Another type of mission this new unit could pursue would be something like the reconnaissance allegedly performed by Israeli forces at the Syrian nuclear site before IAF jets destroyed it in 2007.  As the IDF is known to have intercepted and destroyed purported shipments of Iranian arms in Sudan and elsewhere that were destined for Gaza, this is another role the Deep Command could perform, interdicting arms shipments while still far from Israel’s borders.  The latter is especially concerned about arms shipments to Hezbollah routed from Iran through Syria.  This too would be an operations responsibility for the new unit.

This is without doubt an escalation in the war of nerves and sabotage by Israel against Iran.  The former is already conducting a covert war killing Iranian generals and scientists and blowing up key military bases.  Now it may secure the wherewithal to mount even larger scale operations.  The drawback is that just like the Bay of Pigs invasion, in which the CIA bit off far more than it could chew, ending in a disaster that sorely embarrassed a new U.S. president, this new combat command too could attempt a mission inside Iran that could misfire badly.  Think Jimmy Carter’s abortive rescue mission of the U.S. hostages in Iran in 1979.

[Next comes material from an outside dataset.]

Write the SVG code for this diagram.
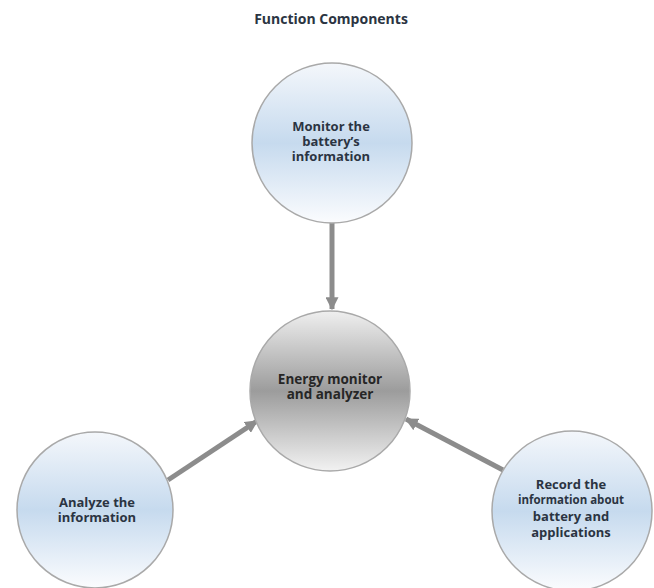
<svg xmlns="http://www.w3.org/2000/svg" width="654" height="588" viewBox="0 0 654 588">
<style>
.t{font-family:"Open Sans","DejaVu Sans",sans-serif;font-weight:bold;fill:#2b3442;text-anchor:middle}
.n{stroke:#a9a9a9;stroke-width:1.5}
.c{stroke:#8c8c8c;stroke-width:5;fill:none}
</style>
<defs>
<linearGradient id="blue" x1="0" y1="0" x2="0" y2="1">
<stop offset="0" stop-color="#f4f7fb"/>
<stop offset="0.5" stop-color="#c6daee"/>
<stop offset="1" stop-color="#fbfcfe"/>
</linearGradient>
<linearGradient id="grey" x1="0" y1="0" x2="0" y2="1">
<stop offset="0" stop-color="#efefef"/>
<stop offset="0.5" stop-color="#9c9c9c"/>
<stop offset="1" stop-color="#f2f2f2"/>
</linearGradient>
<marker id="ah" viewBox="0 0 10 10" refX="9" refY="5" markerWidth="2.6" markerHeight="2.6" orient="auto" markerUnits="strokeWidth">
<path d="M0,0 L10,5 L0,10 z" fill="#8c8c8c"/>
</marker>
</defs>
<text class="t" x="331" y="24" font-size="14">Function Components</text>
<g id="connectors">
<line class="c" x1="332" y1="223" x2="332" y2="309" marker-end="url(#ah)"/>
<line class="c" x1="168" y1="480" x2="257" y2="421" marker-end="url(#ah)"/>
<line class="c" x1="503" y1="470" x2="406" y2="419" marker-end="url(#ah)"/>
</g>
<g id="monitor">
<circle class="n" cx="332" cy="143" r="80" fill="url(#blue)"/>
<text class="t" font-size="13"><tspan x="331" y="131">Monitor the</tspan><tspan x="331" y="146">battery’s</tspan><tspan x="331" y="161">information</tspan></text>
</g>
<g id="energy">
<circle class="n" cx="330" cy="391" r="80" fill="url(#grey)"/>
<text class="t" font-size="13.5" style="fill:#262626"><tspan x="330" y="384">Energy monitor</tspan><tspan x="330" y="399">and analyzer</tspan></text>
</g>
<g id="analyze">
<circle class="n" cx="95" cy="510" r="78" fill="url(#blue)"/>
<text class="t" font-size="13"><tspan x="97" y="507">Analyze the</tspan><tspan x="97" y="522">information</tspan></text>
</g>
<g id="record">
<circle class="n" cx="572" cy="511" r="80" fill="url(#blue)"/>
<text class="t" font-size="13"><tspan x="571" y="489">Record the</tspan><tspan x="571" y="504" font-size="11.5">information about</tspan><tspan x="571" y="521">battery and</tspan><tspan x="571" y="537">applications</tspan></text>
</g>
</svg>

The new IDF deployment is also designed to spook the Iranians into believing that the ‘long arm’ of the IDF has just grown longer.  You hear this sort of testosterone-infused bragging from IDF generals, Israeli intelligence sources and their journalistic enablers all the time.  The problem is that I doubt the Iranians are spooked.  In fact, the more Israel brags about its capabilities the more likely they are to make a mistake, of which the Iranians are sure to take advantage.